** START Exercise materials **

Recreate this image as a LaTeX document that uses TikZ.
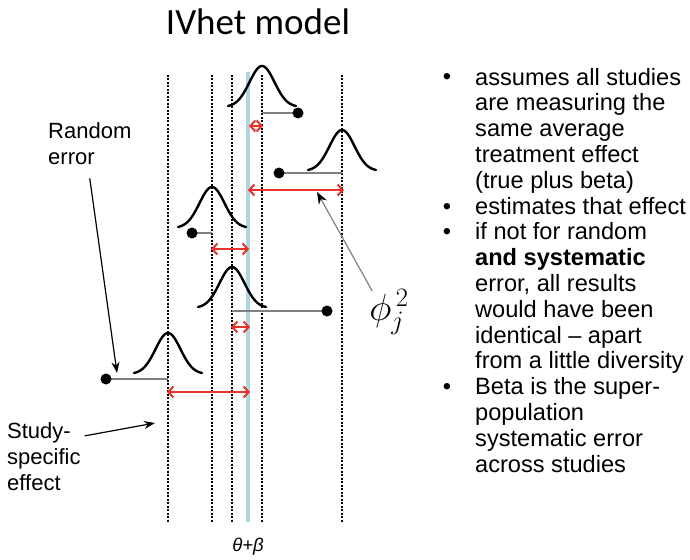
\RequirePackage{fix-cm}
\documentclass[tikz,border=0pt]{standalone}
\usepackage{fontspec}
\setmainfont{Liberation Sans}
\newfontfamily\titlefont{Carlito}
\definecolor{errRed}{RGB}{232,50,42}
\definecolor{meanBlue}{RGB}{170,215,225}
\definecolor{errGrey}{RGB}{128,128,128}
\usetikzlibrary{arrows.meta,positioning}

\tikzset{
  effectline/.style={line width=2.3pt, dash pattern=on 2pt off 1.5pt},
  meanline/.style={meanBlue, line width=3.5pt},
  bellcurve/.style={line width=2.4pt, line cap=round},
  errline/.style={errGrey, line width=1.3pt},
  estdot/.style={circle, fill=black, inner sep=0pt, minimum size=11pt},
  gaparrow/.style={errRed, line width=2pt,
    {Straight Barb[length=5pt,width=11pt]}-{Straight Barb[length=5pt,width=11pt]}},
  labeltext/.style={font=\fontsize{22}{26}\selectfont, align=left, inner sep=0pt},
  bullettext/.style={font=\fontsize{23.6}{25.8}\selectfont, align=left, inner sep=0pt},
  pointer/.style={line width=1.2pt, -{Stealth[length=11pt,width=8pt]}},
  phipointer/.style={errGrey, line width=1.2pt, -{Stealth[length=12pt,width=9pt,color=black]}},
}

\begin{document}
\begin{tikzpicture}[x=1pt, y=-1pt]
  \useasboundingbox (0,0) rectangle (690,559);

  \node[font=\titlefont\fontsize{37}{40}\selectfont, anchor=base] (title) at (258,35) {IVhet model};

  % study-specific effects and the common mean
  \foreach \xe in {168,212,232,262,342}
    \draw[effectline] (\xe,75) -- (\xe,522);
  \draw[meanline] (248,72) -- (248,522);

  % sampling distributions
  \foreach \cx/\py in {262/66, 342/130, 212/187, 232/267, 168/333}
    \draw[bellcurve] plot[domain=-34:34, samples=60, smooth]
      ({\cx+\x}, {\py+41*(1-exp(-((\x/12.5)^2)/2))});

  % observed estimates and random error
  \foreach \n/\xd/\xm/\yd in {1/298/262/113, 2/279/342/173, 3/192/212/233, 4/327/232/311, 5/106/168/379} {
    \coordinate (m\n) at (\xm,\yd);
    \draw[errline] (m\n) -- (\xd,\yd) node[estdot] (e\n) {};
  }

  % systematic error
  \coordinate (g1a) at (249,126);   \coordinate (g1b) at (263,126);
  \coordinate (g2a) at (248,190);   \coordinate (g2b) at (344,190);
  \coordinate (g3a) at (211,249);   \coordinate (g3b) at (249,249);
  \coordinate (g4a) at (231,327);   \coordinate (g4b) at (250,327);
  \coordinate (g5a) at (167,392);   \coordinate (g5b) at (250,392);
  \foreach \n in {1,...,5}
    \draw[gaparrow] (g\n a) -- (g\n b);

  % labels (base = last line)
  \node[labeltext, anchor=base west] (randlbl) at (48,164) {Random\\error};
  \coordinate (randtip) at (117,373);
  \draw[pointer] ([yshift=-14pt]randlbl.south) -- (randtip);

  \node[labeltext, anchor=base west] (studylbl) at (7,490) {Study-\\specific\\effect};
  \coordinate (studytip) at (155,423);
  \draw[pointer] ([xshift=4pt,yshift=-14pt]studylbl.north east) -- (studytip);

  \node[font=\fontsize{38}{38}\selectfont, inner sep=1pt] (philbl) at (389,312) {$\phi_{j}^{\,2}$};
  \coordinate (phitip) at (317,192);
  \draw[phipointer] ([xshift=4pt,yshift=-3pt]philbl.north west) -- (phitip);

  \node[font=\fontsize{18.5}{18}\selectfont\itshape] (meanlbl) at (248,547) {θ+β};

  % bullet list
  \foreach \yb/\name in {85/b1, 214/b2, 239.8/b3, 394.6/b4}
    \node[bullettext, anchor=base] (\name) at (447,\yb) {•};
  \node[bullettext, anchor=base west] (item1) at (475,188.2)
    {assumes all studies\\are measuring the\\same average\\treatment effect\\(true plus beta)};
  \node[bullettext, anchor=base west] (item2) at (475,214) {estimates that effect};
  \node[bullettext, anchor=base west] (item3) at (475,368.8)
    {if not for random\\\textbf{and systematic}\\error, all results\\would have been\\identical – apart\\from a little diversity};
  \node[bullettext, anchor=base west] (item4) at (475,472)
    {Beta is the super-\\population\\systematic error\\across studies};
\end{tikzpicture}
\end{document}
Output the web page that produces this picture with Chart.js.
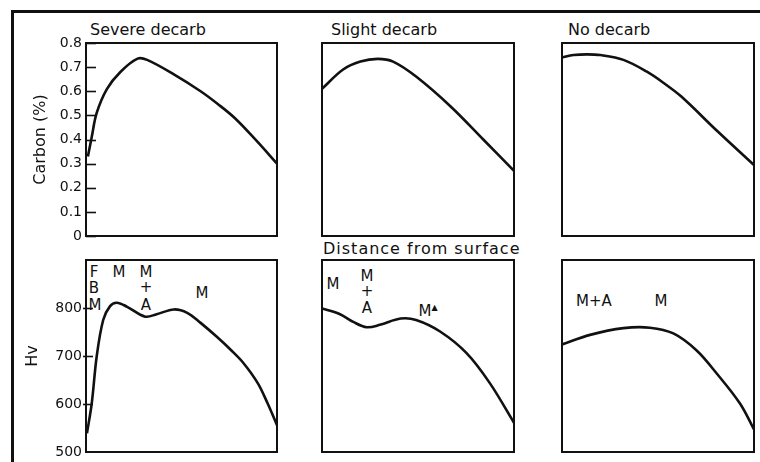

** END Exercise materials **

◆ **Required task**
Write out the records above once more, word for word, with no pictures.

◆ **Task solution**
Recreate this image as a LaTeX document that uses TikZ.
\RequirePackage{fix-cm}
\documentclass[tikz,border=0pt]{standalone}
\usepackage{fontspec}
\setmainfont{Liberation Sans}
\newfontfamily\titlefont{Carlito}
\definecolor{errRed}{RGB}{232,50,42}
\definecolor{meanBlue}{RGB}{170,215,225}
\definecolor{errGrey}{RGB}{128,128,128}
\usetikzlibrary{arrows.meta,positioning}

\tikzset{
  effectline/.style={line width=2.3pt, dash pattern=on 2pt off 1.5pt},
  meanline/.style={meanBlue, line width=3.5pt},
  bellcurve/.style={line width=2.4pt, line cap=round},
  errline/.style={errGrey, line width=1.3pt},
  estdot/.style={circle, fill=black, inner sep=0pt, minimum size=11pt},
  gaparrow/.style={errRed, line width=2pt,
    {Straight Barb[length=5pt,width=11pt]}-{Straight Barb[length=5pt,width=11pt]}},
  labeltext/.style={font=\fontsize{22}{26}\selectfont, align=left, inner sep=0pt},
  bullettext/.style={font=\fontsize{23.6}{25.8}\selectfont, align=left, inner sep=0pt},
  pointer/.style={line width=1.2pt, -{Stealth[length=11pt,width=8pt]}},
  phipointer/.style={errGrey, line width=1.2pt, -{Stealth[length=12pt,width=9pt,color=black]}},
}

\begin{document}
\begin{tikzpicture}[x=1pt, y=-1pt]
  \useasboundingbox (0,0) rectangle (690,559);

  \node[font=\titlefont\fontsize{37}{40}\selectfont, anchor=base] (title) at (258,35) {IVhet model};

  % study-specific effects and the common mean
  \foreach \xe in {168,212,232,262,342}
    \draw[effectline] (\xe,75) -- (\xe,522);
  \draw[meanline] (248,72) -- (248,522);

  % sampling distributions
  \foreach \cx/\py in {262/66, 342/130, 212/187, 232/267, 168/333}
    \draw[bellcurve] plot[domain=-34:34, samples=60, smooth]
      ({\cx+\x}, {\py+41*(1-exp(-((\x/12.5)^2)/2))});

  % observed estimates and random error
  \foreach \n/\xd/\xm/\yd in {1/298/262/113, 2/279/342/173, 3/192/212/233, 4/327/232/311, 5/106/168/379} {
    \coordinate (m\n) at (\xm,\yd);
    \draw[errline] (m\n) -- (\xd,\yd) node[estdot] (e\n) {};
  }

  % systematic error
  \coordinate (g1a) at (249,126);   \coordinate (g1b) at (263,126);
  \coordinate (g2a) at (248,190);   \coordinate (g2b) at (344,190);
  \coordinate (g3a) at (211,249);   \coordinate (g3b) at (249,249);
  \coordinate (g4a) at (231,327);   \coordinate (g4b) at (250,327);
  \coordinate (g5a) at (167,392);   \coordinate (g5b) at (250,392);
  \foreach \n in {1,...,5}
    \draw[gaparrow] (g\n a) -- (g\n b);

  % labels (base = last line)
  \node[labeltext, anchor=base west] (randlbl) at (48,164) {Random\\error};
  \coordinate (randtip) at (117,373);
  \draw[pointer] ([yshift=-14pt]randlbl.south) -- (randtip);

  \node[labeltext, anchor=base west] (studylbl) at (7,490) {Study-\\specific\\effect};
  \coordinate (studytip) at (155,423);
  \draw[pointer] ([xshift=4pt,yshift=-14pt]studylbl.north east) -- (studytip);

  \node[font=\fontsize{38}{38}\selectfont, inner sep=1pt] (philbl) at (389,312) {$\phi_{j}^{\,2}$};
  \coordinate (phitip) at (317,192);
  \draw[phipointer] ([xshift=4pt,yshift=-3pt]philbl.north west) -- (phitip);

  \node[font=\fontsize{18.5}{18}\selectfont\itshape] (meanlbl) at (248,547) {θ+β};

  % bullet list
  \foreach \yb/\name in {85/b1, 214/b2, 239.8/b3, 394.6/b4}
    \node[bullettext, anchor=base] (\name) at (447,\yb) {•};
  \node[bullettext, anchor=base west] (item1) at (475,188.2)
    {assumes all studies\\are measuring the\\same average\\treatment effect\\(true plus beta)};
  \node[bullettext, anchor=base west] (item2) at (475,214) {estimates that effect};
  \node[bullettext, anchor=base west] (item3) at (475,368.8)
    {if not for random\\\textbf{and systematic}\\error, all results\\would have been\\identical – apart\\from a little diversity};
  \node[bullettext, anchor=base west] (item4) at (475,472)
    {Beta is the super-\\population\\systematic error\\across studies};
\end{tikzpicture}
\end{document}
Output the web page that produces this picture with Chart.js.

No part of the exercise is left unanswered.